Ich bin sehr bei Ihnen, Herr Minister Jurk, dass wir auch eine strategische Betrachtung anstellen müssen. Natürlich kann man politisch überlegen, ob es strategisch sinnvoll
ist, eine Chipproduktion in Europa haben zu wollen; darüber kann man sehr wohl diskutieren. Nur, wenn man das so diskutiert, dann kommt man auch zu dem Ergebnis, dass es eine europäische Aufgabe ist. Da kann doch nicht der Freistaat Sachsen mit Portugal gemeinsam die Zukunft der europäischen Chipproduktion retten, sondern man muss auf der europäischen Ebene darüber nachdenken. Wir hatten ja andere Beispiele, wie im Flugzeugbau den Airbus; das war ein europäisches Projekt, und man hätte auch hier überlegen müssen, ob es sinnvoll ist, ein europäisches Projekt aus der Taufe zu heben.
(Beifall bei der FDP und der CDU – Zuruf von der Linksfraktion: Was ist das denn jetzt? – Weitere Zurufe)
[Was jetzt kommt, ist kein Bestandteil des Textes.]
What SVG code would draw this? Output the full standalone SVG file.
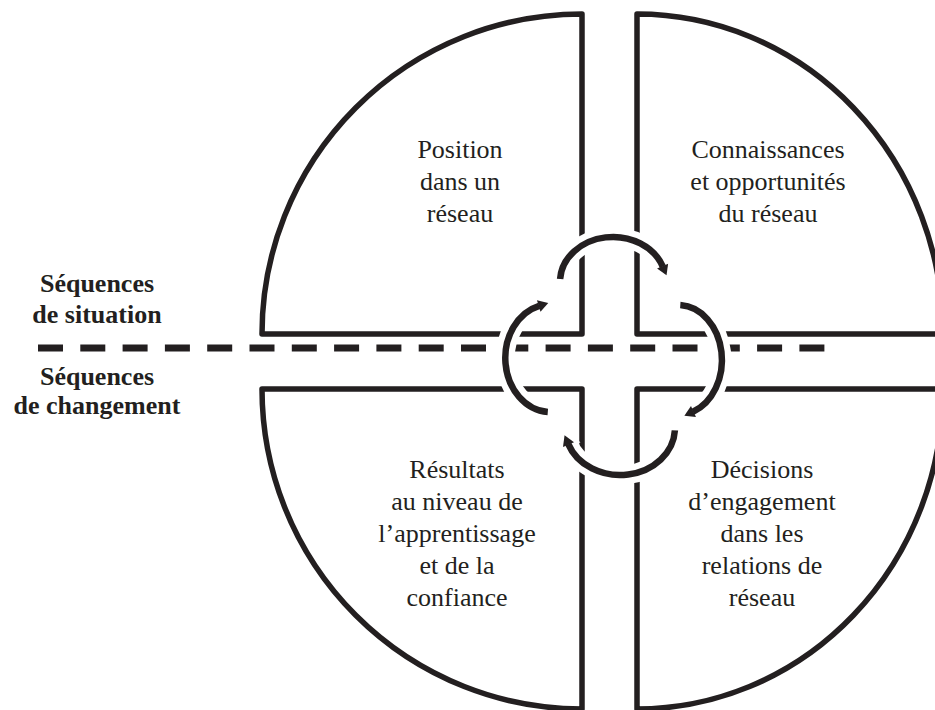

Der Mikroelektronikstandort Sachsen, Silicon Saxony, ist nicht am Ende. Wir haben 1 200 Unternehmen mit 40 000 Beschäftigten – das ist weit mehr als Qimonda. Wir müssen einfach zur Kenntnis nehmen, dass Infineon nicht mehr wollte und nicht mehr konnte, und 75 Millionen Euro waren im Verhältnis wirklich nicht viel.